Although Chrysler Group lost $3.8 billion since emerging from bankruptcy in June, its financial performance is exceeding the expectations of many analysts who see hopeful signs that the automaker may be on the road to recovery.
During the first quarter, the automaker trimmed its losses to $197 million and managed to scratch out an operating profit of $143 million, Chrysler said Wednesday.
"Profitability is significantly better than we appreciated," said Max Warburton, an analyst with Sanford C. Bernstein in England.
Although Warburton said that Chrysler still faces significant challenges and questions about its "long-term viability," he said the latest numbers suggest that the automaker's arguments that it will recover with the economy look more "credible."
Other analysts agree.
"It was questionable whether they'd survive 2010, but now the company seems to be on track for better days," said Michelle Krebs, an analyst with auto information company Edmunds.com.
Chrysler had first-quarter sales of $9.7 billion, 3% more than in its fourth quarter. Because of the bankruptcy restructuring, the financial results are not comparable to the same time periods a year earlier.
Cost cutting as well as better vehicle pricing, including a "more disciplined approach" to sales incentives, helped the automaker's financial performance, said Brian Johnson, an analyst with Barclays Capital.

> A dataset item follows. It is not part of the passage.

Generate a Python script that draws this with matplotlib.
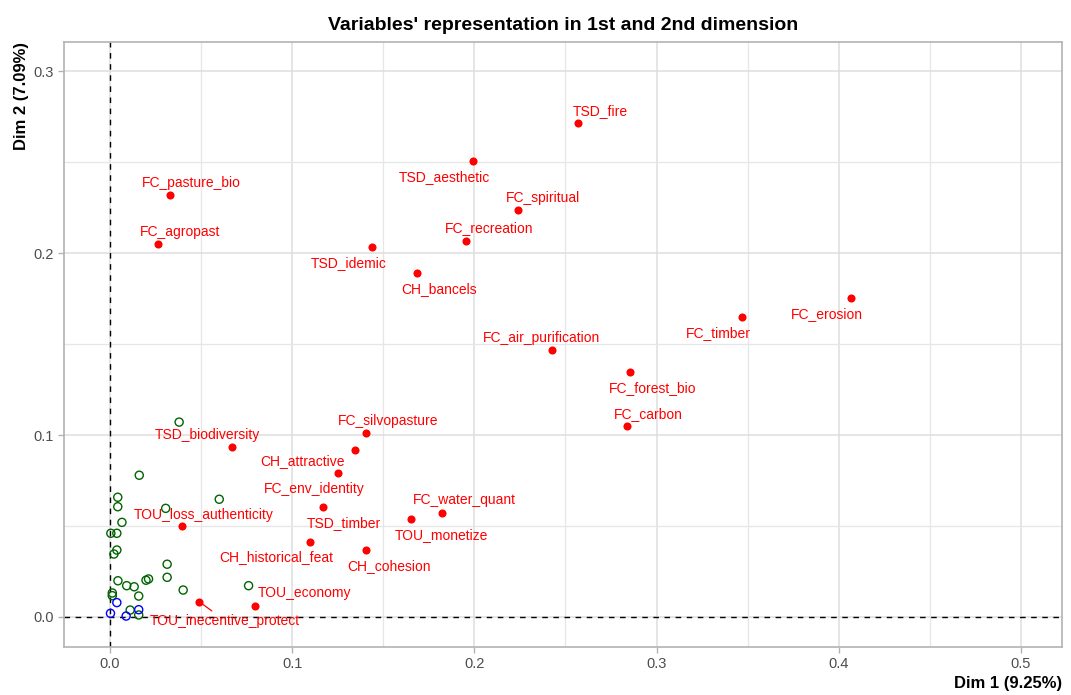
import matplotlib
matplotlib.use("Agg")
import matplotlib.pyplot as plt
from matplotlib.ticker import MultipleLocator

plt.rcParams["font.family"] = ["Liberation Sans", "DejaVu Sans"]

# Active variables (coordinates on Dim 1 / Dim 2)
var_names = [
    "TSD_fire", "TSD_aesthetic", "FC_spiritual", "FC_recreation", "CH_bancels",
    "TSD_idemic", "FC_pasture_bio", "FC_agropast", "FC_timber", "FC_erosion",
    "FC_air_purification", "FC_forest_bio", "FC_carbon", "FC_silvopasture",
    "CH_attractive", "FC_env_identity", "TSD_timber", "CH_historical_feat",
    "CH_cohesion", "TOU_monetize", "FC_water_quant", "TSD_biodiversity",
    "TOU_loss_authenticity", "TOU_economy", "TOU_inecentive_protect",
]
var_dim1 = [
    0.2569, 0.1991, 0.2239, 0.1954, 0.1683,
    0.1438, 0.0329, 0.0263, 0.3467, 0.4069,
    0.2426, 0.2852, 0.2839, 0.1405,
    0.1346, 0.1251, 0.1171, 0.1098,
    0.1405, 0.1652, 0.1821, 0.0668,
    0.0395, 0.0797, 0.0490,
]
var_dim2 = [
    0.2713, 0.2507, 0.2236, 0.2066, 0.1892,
    0.2033, 0.2319, 0.2049, 0.1650, 0.1754,
    0.1467, 0.1345, 0.1049, 0.1013,
    0.0918, 0.0793, 0.0603, 0.0414,
    0.0368, 0.0538, 0.0573, 0.0932,
    0.0500, 0.0060, 0.0084,
]

# Weakly represented variables (unlabelled)
low_dim1 = [
    0.0380, 0.0161, 0.0043, 0.0043, 0.0600, 0.0306, 0.0066, 0.0005, 0.0038,
    0.0038, 0.0022, 0.0314, 0.0314, 0.0212, 0.0198, 0.0044, 0.0092, 0.0133,
    0.0158, 0.0402, 0.0761, 0.0013, 0.0013, 0.0111, 0.0158,
]
low_dim2 = [
    0.1071, 0.0779, 0.0658, 0.0606, 0.0647, 0.0597, 0.0520, 0.0460, 0.0460,
    0.0368, 0.0346, 0.0290, 0.0218, 0.0209, 0.0202, 0.0199, 0.0172, 0.0166,
    0.0115, 0.0148, 0.0172, 0.0132, 0.0117, 0.0038, 0.0011,
]

# Supplementary variables
sup_dim1 = [0.0038, 0.0003, 0.0089, 0.0158]
sup_dim2 = [0.0079, 0.0020, 0.0005, 0.0040]

# Label placement relative to each point, in pixels (right, up)
label_offsets = {
    "TSD_fire": (22, 12), "TSD_aesthetic": (-28, -16), "FC_spiritual": (25, 12),
    "FC_recreation": (23, 13), "CH_bancels": (22, -16), "TSD_idemic": (-23, -16),
    "FC_pasture_bio": (21, 12), "FC_agropast": (22, 12), "FC_timber": (-23, -16),
    "FC_erosion": (-24, -16), "FC_air_purification": (-10, 12),
    "FC_forest_bio": (23, -16), "FC_carbon": (21, 12), "FC_silvopasture": (22, 12),
    "CH_attractive": (-53, -11), "FC_env_identity": (-24, -16),
    "TSD_timber": (21, -16), "CH_historical_feat": (-34, -15),
    "CH_cohesion": (23, -16), "TOU_monetize": (30, -16),
    "FC_water_quant": (23, 13), "TSD_biodiversity": (-24, 12),
    "TOU_loss_authenticity": (22, 11), "TOU_economy": (49, 13),
    "TOU_inecentive_protect": (26, -19),
}
segment_labels = {"TOU_inecentive_protect"}

fig = plt.figure(figsize=(10.71, 6.95), dpi=100)
ax = fig.add_axes([64 / 1071, 1 - 647 / 695, (1062 - 64) / 1071, (647 - 42) / 695])

ax.set_xlim(-0.0252, 0.5225)
ax.set_ylim(-0.0165, 0.316)
ax.xaxis.set_major_locator(MultipleLocator(0.1))
ax.yaxis.set_major_locator(MultipleLocator(0.1))
ax.xaxis.set_minor_locator(MultipleLocator(0.05))
ax.yaxis.set_minor_locator(MultipleLocator(0.05))
ax.xaxis.set_major_formatter(lambda v, p: f"{v:.1f}")
ax.yaxis.set_major_formatter(lambda v, p: f"{v:.1f}")

ax.grid(which="major", color="#DEDEDE", linewidth=1.1)
ax.grid(which="minor", color="#E6E6E6", linewidth=0.9)
ax.set_axisbelow(True)
for s in ax.spines.values():
    s.set_color("#B3B3B3")
    s.set_linewidth(1.2)
ax.tick_params(which="major", length=4.5, width=1.0, color="#B3B3B3",
               labelsize=10.5, labelcolor="#4D4D4D", pad=3)
ax.tick_params(which="minor", length=0)

ax.axhline(0, color="black", linestyle=(0, (4, 4)), linewidth=1.0, zorder=2)
ax.axvline(0, color="black", linestyle=(0, (4, 4)), linewidth=1.0, zorder=2)

ax.scatter(low_dim1, low_dim2, s=34, facecolors="none", edgecolors="#006400",
           linewidths=1.0, zorder=3)
ax.scatter(sup_dim1, sup_dim2, s=34, facecolors="none", edgecolors="#0000FF",
           linewidths=1.0, zorder=3)
ax.scatter(var_dim1, var_dim2, s=34, color="#FF0000", linewidths=0, zorder=4)

for name, x, y in zip(var_names, var_dim1, var_dim2):
    dx, dy = label_offsets[name]
    arrow = None
    if name in segment_labels:
        arrow = dict(arrowstyle="-", color="#FF0000", lw=0.9, shrinkA=0, shrinkB=3)
    ax.annotate(name, (x, y), xytext=(dx, dy), textcoords="offset pixels",
                ha="center", va="center", color="#FF0000", fontsize=10,
                arrowprops=arrow, zorder=5)

ax.set_title("Variables' representation in 1st and 2nd dimension",
             fontsize=14, fontweight="bold", pad=9)
ax.set_xlabel("Dim 1 (9.25%)", loc="right", fontsize=12, fontweight="bold",
              labelpad=3)
ax.set_ylabel("Dim 2 (7.09%)", loc="top", fontsize=12, fontweight="bold",
              labelpad=3)

fig.savefig("out.png", dpi=100)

It slashed debt to $3.8 billion from $8 billion and has built its cash holdings to $7.4 billion, up $1.5 billion from the fourth quarter.
Johnson noted that Chrysler's nearly $10 billion in first-quarter sales was well ahead of the $6.1 billion he had estimated. The operating profit also was a reversal of what Johnson had anticipated would be a $72-million loss.
The first quarter's financial results are "a concrete indication to our customers, dealers and suppliers that the 2010 targets we have set for ourselves are achievable. We are also generating cash to finance the investments being made in our product portfolio and brand repositioning," said Sergio Marchionne, chief executive of Chrysler.
He said he expects Chrysler to break even or have a small operating profit this year.
Marchionne became CEO of Chrysler after Fiat took over management of the Auburn Hills, Mich., carmaker when it emerged from bankruptcy in June.
Fiat took a 20% stake in Chrysler as payment for operating the company. Its stake can grow to 35% if it achieves certain goals, such as building new engines and vehicles in the U.S. Fiat once sold cars in the U.S. but withdrew from the market in 1983.
The federal government owns 10% of the automaker, Canada owns 2.5% and a trust fund run by the United Auto Workers union owns 68%.
Although Chrysler's financial performance is "ahead of expectations," its survival is not assured, Warburton said.
He said he continues to view the recovery as "theoretical until Chrysler can prove it can retake significant market share in the ruthlessly competitive U.S. market."
During the first quarter, Chrysler sales fell 5% to 234,215 vehicles from the same period in 2009, according to Autodata Corp. Chrysler lost ground at a time when overall auto sales grew by 15.5%.
Chrysler's share of the U.S. auto market fell 2 percentage points to 9.2% in the first quarter, putting it behind General Motors, Toyota, Ford and Honda and just ahead of Nissan, Autodata said.
Marchionne, however, said that customer traffic is starting to grow at Chrysler dealerships. That trend should continue as the automaker launches new products later this year, including a new generation Jeep Grand Cherokee, a new Chrysler 300 and what he called "the iconic Fiat 500."
The Fiat 500, or Cinquecento in Italian, is smaller than BMW's Mini Cooper. It's incredibly popular in fuel-sipping, narrow-street Europe but is a departure from the type of vehicle that appeals to traditional Chrysler customers — drivers of Hemi-engine-powered pickups in America's heartland. It will be built in Mexico.
Separately, the U.S. Treasury said Wednesday that General Motors Co. had repaid its entire debt under the Troubled Asset Relief Program. GM paid the remaining $4.7 billion of the total $6.7 billion in debt owed to the government. The repayment comes five years ahead of the loan maturity date.